**Problem details:**
Return the complete listing that follows, with each line reproduced exactly.

**Given data:**
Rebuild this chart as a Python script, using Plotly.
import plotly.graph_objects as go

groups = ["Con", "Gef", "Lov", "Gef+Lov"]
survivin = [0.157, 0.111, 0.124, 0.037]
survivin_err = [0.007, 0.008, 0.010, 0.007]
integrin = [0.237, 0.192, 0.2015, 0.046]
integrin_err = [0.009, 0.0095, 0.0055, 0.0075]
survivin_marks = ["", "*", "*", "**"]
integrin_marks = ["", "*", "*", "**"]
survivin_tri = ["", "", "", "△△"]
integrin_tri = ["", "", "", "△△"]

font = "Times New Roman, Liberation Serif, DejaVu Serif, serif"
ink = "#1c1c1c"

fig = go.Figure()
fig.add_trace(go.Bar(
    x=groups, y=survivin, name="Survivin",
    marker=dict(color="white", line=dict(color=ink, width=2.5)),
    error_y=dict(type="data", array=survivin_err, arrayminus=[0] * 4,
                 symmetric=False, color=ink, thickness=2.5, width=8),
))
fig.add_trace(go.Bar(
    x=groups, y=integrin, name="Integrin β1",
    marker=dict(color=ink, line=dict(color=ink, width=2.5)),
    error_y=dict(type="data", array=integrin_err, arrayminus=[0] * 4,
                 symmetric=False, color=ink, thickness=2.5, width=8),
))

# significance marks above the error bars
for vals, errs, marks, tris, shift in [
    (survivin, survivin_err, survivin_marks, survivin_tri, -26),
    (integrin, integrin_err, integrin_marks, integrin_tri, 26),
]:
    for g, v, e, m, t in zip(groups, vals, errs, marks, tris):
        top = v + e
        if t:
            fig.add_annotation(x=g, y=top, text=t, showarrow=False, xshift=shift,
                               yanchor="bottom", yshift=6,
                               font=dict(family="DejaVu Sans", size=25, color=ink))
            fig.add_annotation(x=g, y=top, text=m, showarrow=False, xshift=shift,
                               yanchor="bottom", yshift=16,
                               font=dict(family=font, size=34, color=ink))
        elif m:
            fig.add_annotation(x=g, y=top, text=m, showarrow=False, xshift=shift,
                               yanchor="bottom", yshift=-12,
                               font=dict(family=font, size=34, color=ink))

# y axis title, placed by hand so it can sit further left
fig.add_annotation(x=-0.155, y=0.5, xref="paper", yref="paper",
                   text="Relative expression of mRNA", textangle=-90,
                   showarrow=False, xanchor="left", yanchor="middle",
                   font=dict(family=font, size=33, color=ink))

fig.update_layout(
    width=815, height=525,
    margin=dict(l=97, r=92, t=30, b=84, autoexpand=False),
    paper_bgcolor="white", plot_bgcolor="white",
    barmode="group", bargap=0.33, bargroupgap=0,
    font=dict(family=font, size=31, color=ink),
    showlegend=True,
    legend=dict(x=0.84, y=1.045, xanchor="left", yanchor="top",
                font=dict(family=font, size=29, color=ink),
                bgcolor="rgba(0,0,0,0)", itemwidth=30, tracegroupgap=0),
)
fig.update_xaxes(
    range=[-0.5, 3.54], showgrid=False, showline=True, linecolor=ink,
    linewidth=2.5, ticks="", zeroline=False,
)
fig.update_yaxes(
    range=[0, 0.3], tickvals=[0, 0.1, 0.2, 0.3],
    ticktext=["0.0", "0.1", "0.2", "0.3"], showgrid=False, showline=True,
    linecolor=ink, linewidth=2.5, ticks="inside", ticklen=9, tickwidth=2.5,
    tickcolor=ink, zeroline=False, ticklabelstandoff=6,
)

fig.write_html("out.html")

**Solved problem:**
Rebuild this chart as a Python script, using Plotly.
import plotly.graph_objects as go

groups = ["Con", "Gef", "Lov", "Gef+Lov"]
survivin = [0.157, 0.111, 0.124, 0.037]
survivin_err = [0.007, 0.008, 0.010, 0.007]
integrin = [0.237, 0.192, 0.2015, 0.046]
integrin_err = [0.009, 0.0095, 0.0055, 0.0075]
survivin_marks = ["", "*", "*", "**"]
integrin_marks = ["", "*", "*", "**"]
survivin_tri = ["", "", "", "△△"]
integrin_tri = ["", "", "", "△△"]

font = "Times New Roman, Liberation Serif, DejaVu Serif, serif"
ink = "#1c1c1c"

fig = go.Figure()
fig.add_trace(go.Bar(
    x=groups, y=survivin, name="Survivin",
    marker=dict(color="white", line=dict(color=ink, width=2.5)),
    error_y=dict(type="data", array=survivin_err, arrayminus=[0] * 4,
                 symmetric=False, color=ink, thickness=2.5, width=8),
))
fig.add_trace(go.Bar(
    x=groups, y=integrin, name="Integrin β1",
    marker=dict(color=ink, line=dict(color=ink, width=2.5)),
    error_y=dict(type="data", array=integrin_err, arrayminus=[0] * 4,
                 symmetric=False, color=ink, thickness=2.5, width=8),
))

# significance marks above the error bars
for vals, errs, marks, tris, shift in [
    (survivin, survivin_err, survivin_marks, survivin_tri, -26),
    (integrin, integrin_err, integrin_marks, integrin_tri, 26),
]:
    for g, v, e, m, t in zip(groups, vals, errs, marks, tris):
        top = v + e
        if t:
            fig.add_annotation(x=g, y=top, text=t, showarrow=False, xshift=shift,
                               yanchor="bottom", yshift=6,
                               font=dict(family="DejaVu Sans", size=25, color=ink))
            fig.add_annotation(x=g, y=top, text=m, showarrow=False, xshift=shift,
                               yanchor="bottom", yshift=16,
                               font=dict(family=font, size=34, color=ink))
        elif m:
            fig.add_annotation(x=g, y=top, text=m, showarrow=False, xshift=shift,
                               yanchor="bottom", yshift=-12,
                               font=dict(family=font, size=34, color=ink))

# y axis title, placed by hand so it can sit further left
fig.add_annotation(x=-0.155, y=0.5, xref="paper", yref="paper",
                   text="Relative expression of mRNA", textangle=-90,
                   showarrow=False, xanchor="left", yanchor="middle",
                   font=dict(family=font, size=33, color=ink))

fig.update_layout(
    width=815, height=525,
    margin=dict(l=97, r=92, t=30, b=84, autoexpand=False),
    paper_bgcolor="white", plot_bgcolor="white",
    barmode="group", bargap=0.33, bargroupgap=0,
    font=dict(family=font, size=31, color=ink),
    showlegend=True,
    legend=dict(x=0.84, y=1.045, xanchor="left", yanchor="top",
                font=dict(family=font, size=29, color=ink),
                bgcolor="rgba(0,0,0,0)", itemwidth=30, tracegroupgap=0),
)
fig.update_xaxes(
    range=[-0.5, 3.54], showgrid=False, showline=True, linecolor=ink,
    linewidth=2.5, ticks="", zeroline=False,
)
fig.update_yaxes(
    range=[0, 0.3], tickvals=[0, 0.1, 0.2, 0.3],
    ticktext=["0.0", "0.1", "0.2", "0.3"], showgrid=False, showline=True,
    linecolor=ink, linewidth=2.5, ticks="inside", ticklen=9, tickwidth=2.5,
    tickcolor=ink, zeroline=False, ticklabelstandoff=6,
)

fig.write_html("out.html")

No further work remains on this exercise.